RECORDS FOR THE TASK:

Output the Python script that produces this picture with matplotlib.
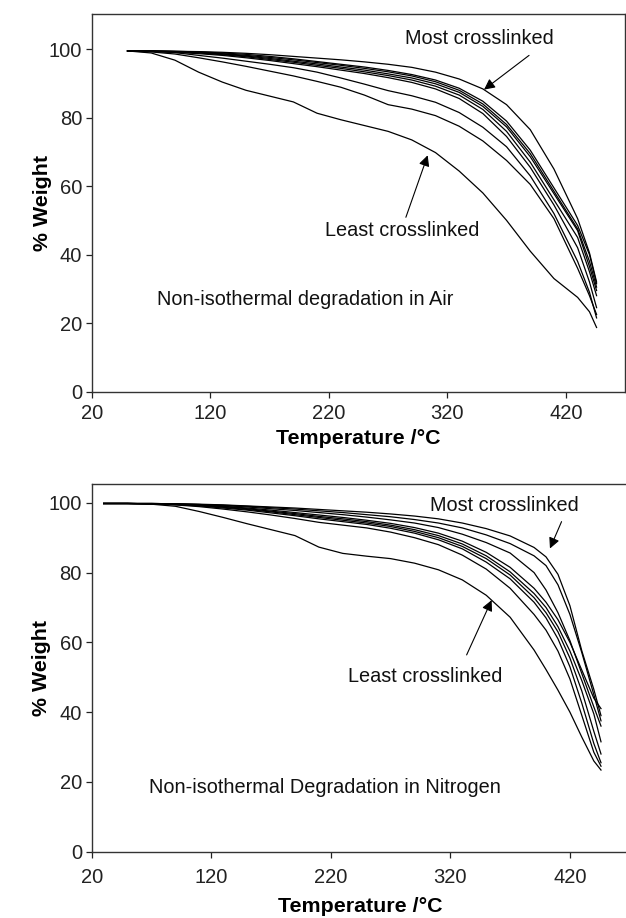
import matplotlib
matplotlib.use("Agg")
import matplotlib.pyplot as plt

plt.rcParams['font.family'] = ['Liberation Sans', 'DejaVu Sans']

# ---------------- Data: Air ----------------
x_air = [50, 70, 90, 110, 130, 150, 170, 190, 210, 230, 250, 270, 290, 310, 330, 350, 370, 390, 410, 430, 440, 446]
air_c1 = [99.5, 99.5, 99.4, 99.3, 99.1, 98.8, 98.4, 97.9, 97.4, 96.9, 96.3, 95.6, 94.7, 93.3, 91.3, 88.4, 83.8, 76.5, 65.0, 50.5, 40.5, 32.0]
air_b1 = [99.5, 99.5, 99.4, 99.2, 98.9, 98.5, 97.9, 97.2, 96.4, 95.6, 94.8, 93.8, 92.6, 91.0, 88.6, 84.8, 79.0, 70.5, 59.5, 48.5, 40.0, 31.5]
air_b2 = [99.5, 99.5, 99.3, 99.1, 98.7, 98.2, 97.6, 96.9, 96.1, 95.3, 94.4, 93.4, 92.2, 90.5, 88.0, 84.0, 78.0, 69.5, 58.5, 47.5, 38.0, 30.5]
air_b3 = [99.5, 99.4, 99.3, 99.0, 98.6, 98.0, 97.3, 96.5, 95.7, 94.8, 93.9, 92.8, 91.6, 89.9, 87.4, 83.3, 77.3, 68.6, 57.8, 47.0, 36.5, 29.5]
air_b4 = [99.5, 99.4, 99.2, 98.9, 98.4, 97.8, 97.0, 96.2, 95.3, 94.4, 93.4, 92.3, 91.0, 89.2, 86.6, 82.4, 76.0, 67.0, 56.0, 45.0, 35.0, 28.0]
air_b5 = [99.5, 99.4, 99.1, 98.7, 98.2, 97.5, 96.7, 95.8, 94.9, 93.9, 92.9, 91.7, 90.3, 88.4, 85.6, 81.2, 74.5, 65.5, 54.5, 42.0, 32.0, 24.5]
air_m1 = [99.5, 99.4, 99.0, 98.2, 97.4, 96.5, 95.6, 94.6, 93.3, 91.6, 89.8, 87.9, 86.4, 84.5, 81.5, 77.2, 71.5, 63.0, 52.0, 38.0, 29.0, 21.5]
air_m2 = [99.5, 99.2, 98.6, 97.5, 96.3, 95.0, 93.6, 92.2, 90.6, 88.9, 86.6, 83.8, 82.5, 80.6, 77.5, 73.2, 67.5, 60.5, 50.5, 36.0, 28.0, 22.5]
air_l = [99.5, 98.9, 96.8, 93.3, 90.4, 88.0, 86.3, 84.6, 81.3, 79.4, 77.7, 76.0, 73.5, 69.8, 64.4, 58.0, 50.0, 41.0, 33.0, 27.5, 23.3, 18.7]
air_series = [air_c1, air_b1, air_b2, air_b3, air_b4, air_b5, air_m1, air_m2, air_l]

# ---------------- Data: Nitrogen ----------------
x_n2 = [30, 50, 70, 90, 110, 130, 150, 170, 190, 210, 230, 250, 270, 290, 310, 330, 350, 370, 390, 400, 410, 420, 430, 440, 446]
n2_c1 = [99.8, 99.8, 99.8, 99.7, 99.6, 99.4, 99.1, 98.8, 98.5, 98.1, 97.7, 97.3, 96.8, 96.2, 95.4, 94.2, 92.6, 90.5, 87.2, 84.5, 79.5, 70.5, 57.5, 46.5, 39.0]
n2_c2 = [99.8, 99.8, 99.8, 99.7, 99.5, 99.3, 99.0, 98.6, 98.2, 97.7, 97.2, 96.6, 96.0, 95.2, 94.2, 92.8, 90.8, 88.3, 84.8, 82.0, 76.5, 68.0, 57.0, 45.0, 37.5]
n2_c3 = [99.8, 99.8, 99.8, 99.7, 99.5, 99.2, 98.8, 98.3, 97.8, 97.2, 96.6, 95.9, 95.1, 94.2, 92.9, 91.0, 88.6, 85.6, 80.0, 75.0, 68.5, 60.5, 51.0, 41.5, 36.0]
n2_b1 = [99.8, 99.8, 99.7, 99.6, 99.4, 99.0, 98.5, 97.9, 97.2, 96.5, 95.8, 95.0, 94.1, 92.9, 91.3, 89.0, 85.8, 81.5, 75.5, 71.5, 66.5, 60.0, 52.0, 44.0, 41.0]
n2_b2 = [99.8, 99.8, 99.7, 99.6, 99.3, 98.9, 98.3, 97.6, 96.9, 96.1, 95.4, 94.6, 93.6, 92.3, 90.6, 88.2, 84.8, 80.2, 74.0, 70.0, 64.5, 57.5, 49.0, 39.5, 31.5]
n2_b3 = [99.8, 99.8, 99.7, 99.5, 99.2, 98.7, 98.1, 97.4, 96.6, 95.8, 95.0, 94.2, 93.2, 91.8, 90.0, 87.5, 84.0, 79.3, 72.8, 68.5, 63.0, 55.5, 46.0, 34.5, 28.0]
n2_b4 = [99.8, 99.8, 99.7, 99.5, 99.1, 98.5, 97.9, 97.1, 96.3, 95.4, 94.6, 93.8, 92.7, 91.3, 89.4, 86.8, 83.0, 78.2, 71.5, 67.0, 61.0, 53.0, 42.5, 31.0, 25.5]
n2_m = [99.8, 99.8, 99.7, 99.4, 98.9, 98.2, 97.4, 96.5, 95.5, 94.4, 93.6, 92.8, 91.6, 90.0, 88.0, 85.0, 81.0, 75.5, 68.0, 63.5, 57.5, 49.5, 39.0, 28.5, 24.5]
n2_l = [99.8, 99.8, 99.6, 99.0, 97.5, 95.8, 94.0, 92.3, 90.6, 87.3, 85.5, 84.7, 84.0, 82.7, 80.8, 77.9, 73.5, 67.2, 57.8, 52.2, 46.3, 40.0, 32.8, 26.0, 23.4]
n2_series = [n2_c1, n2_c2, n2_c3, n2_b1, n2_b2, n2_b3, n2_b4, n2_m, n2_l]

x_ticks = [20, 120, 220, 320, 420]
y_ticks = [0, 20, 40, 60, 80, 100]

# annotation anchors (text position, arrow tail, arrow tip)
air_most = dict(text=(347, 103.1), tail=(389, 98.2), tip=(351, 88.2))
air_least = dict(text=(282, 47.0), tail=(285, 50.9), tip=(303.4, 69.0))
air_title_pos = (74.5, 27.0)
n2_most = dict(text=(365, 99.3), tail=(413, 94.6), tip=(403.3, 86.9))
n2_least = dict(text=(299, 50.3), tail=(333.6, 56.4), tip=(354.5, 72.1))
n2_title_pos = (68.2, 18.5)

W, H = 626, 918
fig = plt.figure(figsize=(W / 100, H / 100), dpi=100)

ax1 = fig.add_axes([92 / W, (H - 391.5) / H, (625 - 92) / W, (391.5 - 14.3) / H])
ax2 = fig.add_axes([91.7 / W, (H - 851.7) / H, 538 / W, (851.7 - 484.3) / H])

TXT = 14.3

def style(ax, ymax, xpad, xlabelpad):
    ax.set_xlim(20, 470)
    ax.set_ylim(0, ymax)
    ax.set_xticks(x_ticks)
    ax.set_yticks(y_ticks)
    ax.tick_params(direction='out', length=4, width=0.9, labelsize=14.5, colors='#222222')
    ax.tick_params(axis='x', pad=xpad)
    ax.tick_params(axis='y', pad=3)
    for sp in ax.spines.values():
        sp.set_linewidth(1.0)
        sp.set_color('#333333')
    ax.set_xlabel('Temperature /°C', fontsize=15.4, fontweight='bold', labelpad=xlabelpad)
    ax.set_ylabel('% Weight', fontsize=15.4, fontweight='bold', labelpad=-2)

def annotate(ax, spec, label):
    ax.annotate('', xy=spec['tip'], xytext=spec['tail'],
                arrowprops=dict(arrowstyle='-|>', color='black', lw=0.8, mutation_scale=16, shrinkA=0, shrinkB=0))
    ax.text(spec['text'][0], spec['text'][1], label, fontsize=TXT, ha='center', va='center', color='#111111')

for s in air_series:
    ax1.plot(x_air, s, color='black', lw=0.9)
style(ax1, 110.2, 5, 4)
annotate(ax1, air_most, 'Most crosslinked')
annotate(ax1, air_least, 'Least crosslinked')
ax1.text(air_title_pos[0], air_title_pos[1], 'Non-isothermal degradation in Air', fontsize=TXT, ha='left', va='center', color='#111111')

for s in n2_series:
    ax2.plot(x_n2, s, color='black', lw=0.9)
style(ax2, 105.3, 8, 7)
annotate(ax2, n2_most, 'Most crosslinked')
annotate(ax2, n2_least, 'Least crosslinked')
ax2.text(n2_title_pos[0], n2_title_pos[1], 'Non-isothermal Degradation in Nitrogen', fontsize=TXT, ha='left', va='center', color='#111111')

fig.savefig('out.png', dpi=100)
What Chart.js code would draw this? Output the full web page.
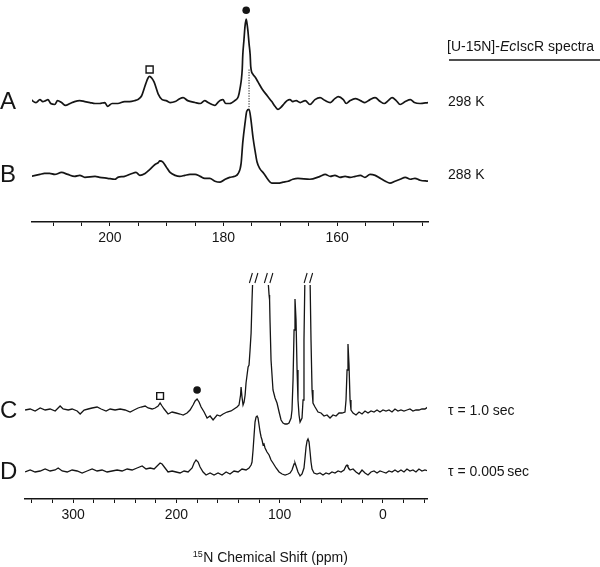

WRITTEN TASK:
Restate word for word only the lines from where the entries begin through the one with "plt.rcParams['font.family'] = ['Liberation"; omit the pictures.

COMPLETED TASK:
Output the Python script that produces this picture with matplotlib.
import matplotlib
matplotlib.use("Agg")
import matplotlib.pyplot as plt

plt.rcParams['font.family'] = ['Liberation Sans', 'DejaVu Sans']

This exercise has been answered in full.